Abstract

The Papua New Guinea (PNG) Mobile Belt adjacent to the Finisterre Arc was formerly the leading NE corner of the Australian plate that converged obliquely with the Pacific plate. Forty new apatite and zircon fission track analyses of Mobile Belt rocks previously dated by K‐Ar and Rb‐Sr analyses constrain Neogene time‐temperature paths and tectonic models. The Paleogene arc along the southern margin of the Caroline plate was juxtaposed against PNG in the early Miocene, coeval with locking up of the west dipping Solomon subduction zone by the Ontong Java Plateau. These events initiated wrenching along the northern PNG margin and increased westward subduction of the Solomon Sea plate beneath the eastern margin.
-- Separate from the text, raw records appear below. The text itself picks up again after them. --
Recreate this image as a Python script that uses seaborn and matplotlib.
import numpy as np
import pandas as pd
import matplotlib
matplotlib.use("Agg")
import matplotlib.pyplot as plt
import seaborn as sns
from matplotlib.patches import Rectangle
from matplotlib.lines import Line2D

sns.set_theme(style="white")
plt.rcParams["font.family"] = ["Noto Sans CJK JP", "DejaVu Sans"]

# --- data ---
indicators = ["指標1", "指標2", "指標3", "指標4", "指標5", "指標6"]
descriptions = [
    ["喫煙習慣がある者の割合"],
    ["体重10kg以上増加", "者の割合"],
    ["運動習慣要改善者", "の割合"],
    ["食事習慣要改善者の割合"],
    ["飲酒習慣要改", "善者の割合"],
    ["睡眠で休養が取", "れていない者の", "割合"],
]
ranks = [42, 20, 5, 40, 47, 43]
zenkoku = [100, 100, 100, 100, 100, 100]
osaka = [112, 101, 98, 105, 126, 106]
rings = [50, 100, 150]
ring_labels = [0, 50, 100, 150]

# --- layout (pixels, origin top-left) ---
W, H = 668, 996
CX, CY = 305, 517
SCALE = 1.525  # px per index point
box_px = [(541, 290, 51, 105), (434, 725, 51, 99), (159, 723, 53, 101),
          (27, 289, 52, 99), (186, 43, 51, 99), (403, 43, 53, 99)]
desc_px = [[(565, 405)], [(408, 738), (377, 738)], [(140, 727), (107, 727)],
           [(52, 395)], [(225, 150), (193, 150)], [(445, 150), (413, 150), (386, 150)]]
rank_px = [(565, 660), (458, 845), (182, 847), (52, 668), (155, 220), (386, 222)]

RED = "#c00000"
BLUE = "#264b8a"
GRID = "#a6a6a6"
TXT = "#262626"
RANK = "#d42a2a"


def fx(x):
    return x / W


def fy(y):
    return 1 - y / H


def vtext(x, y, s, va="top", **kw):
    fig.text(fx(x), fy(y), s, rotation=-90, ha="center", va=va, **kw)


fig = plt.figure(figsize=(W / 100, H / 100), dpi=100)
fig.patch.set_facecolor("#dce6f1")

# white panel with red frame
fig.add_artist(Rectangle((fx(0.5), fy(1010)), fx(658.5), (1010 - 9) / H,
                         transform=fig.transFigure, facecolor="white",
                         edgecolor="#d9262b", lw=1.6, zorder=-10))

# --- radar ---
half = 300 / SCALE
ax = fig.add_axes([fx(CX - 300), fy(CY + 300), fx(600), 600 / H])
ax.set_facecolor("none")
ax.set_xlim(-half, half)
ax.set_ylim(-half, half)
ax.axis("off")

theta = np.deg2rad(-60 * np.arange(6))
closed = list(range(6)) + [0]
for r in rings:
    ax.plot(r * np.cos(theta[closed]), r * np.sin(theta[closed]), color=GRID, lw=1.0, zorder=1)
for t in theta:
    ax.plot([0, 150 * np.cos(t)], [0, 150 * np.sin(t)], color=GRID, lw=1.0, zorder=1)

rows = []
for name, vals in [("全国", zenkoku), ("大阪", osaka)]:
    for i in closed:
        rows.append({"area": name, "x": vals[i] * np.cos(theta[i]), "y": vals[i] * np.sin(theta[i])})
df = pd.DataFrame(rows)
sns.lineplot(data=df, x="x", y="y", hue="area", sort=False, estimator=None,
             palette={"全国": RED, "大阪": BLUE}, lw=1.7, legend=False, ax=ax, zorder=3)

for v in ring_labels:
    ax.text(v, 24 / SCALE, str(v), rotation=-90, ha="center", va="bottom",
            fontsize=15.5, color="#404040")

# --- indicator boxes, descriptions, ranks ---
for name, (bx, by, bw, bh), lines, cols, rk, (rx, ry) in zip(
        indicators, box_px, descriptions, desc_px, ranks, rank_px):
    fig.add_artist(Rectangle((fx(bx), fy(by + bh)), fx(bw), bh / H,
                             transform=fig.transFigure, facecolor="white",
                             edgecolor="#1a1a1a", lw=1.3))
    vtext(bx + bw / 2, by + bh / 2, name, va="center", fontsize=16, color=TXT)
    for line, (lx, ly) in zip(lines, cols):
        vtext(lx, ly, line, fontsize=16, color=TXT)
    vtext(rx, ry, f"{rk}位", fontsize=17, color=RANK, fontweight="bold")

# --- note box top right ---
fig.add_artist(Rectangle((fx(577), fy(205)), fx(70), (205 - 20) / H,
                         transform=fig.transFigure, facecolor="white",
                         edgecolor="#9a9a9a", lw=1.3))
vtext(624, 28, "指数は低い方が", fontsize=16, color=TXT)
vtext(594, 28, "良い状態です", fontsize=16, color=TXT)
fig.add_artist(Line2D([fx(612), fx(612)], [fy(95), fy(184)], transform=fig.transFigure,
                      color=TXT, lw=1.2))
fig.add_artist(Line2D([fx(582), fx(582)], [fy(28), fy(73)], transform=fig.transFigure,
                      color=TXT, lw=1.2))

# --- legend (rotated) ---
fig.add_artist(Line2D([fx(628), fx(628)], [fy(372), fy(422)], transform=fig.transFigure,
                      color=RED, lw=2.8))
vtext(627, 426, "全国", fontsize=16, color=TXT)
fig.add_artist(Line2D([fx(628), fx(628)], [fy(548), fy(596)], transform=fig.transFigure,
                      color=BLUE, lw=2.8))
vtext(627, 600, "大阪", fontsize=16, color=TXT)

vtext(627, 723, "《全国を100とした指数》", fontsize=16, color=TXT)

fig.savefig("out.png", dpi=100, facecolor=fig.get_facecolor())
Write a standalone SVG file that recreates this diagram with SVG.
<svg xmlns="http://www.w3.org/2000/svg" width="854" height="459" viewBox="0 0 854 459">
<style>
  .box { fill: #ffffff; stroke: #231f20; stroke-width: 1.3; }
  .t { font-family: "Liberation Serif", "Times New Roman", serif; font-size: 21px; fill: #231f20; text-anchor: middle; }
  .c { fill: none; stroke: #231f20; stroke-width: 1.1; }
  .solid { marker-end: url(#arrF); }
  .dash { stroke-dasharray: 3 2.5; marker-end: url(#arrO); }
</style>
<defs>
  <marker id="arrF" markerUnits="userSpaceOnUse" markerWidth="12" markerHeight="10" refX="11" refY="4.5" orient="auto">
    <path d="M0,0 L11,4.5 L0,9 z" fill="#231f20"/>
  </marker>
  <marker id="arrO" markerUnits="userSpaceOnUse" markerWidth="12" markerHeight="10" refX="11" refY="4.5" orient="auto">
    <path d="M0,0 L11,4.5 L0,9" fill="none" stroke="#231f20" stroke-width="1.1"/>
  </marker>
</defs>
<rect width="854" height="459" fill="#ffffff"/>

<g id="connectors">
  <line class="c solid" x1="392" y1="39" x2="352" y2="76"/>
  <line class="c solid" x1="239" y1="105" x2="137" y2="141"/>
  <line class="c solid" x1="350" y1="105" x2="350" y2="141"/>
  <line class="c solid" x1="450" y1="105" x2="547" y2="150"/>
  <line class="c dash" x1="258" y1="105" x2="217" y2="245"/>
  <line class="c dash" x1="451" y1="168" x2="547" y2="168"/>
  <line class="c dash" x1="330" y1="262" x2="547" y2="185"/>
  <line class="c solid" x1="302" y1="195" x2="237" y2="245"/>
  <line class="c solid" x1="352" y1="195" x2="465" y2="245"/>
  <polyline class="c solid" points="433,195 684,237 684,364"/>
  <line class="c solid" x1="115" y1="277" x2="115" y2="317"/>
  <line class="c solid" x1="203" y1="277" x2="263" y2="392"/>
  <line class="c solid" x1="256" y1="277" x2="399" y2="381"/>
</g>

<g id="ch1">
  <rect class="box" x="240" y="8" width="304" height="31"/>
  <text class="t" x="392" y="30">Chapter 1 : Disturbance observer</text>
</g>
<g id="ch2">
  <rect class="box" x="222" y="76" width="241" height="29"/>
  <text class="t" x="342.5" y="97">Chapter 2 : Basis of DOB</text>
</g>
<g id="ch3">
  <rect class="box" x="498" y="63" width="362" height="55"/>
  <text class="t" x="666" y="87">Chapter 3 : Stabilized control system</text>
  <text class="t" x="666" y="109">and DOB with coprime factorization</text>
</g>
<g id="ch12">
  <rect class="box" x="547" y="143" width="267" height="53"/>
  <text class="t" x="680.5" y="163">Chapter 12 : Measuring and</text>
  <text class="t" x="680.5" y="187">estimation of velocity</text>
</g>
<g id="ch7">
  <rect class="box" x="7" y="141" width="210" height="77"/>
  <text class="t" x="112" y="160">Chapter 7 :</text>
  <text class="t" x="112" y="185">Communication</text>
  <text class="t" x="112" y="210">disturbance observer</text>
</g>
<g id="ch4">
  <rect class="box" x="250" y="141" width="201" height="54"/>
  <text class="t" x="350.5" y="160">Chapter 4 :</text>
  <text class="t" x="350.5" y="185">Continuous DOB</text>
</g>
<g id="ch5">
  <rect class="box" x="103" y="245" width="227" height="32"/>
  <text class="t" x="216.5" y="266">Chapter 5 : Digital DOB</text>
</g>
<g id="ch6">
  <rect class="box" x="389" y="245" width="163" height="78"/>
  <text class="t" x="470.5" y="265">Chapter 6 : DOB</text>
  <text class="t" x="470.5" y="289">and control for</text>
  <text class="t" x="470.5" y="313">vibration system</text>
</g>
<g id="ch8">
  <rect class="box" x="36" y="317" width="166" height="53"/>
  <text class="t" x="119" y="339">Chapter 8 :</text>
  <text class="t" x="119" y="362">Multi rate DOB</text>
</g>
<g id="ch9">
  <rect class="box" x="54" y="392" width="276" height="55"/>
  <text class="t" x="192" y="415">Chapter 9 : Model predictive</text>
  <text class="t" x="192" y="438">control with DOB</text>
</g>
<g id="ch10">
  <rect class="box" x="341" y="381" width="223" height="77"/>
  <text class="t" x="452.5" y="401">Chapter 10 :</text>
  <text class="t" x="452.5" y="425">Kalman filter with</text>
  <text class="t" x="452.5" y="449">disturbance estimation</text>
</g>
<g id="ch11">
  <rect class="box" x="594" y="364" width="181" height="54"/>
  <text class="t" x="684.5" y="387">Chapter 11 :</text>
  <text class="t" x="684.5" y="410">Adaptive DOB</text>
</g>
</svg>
The Mobile Belt underwent extension above the downgoing slab with rapid cooling of metamorphic rocks at ∼17 Ma, immediately prior to emplacement of the Maramuni Arc from 17 to 12 Ma. A change in plate motion at ∼12–10 Ma terminated the arc and caused PNG‐Caroline plate convergence, creating the orogenic belt in New Guinea from 12 to 4 Ma. This resulted in ∼4.5 km of uplift and ∼3 km of denudation and cooling of the entire Mobile Belt in the late Miocene, propagating westward along the Mobile Belt at 8–5 Ma and southward into the Fold Belt at 5–4 Ma. The compression caused thrusting of Miocene strata within the Mesozoic type section. A further change in plate motion at 4–3 Ma returned the margin to transpression with local compression along strike‐slip faults and ongoing collision of the Finisterre Arc terrane.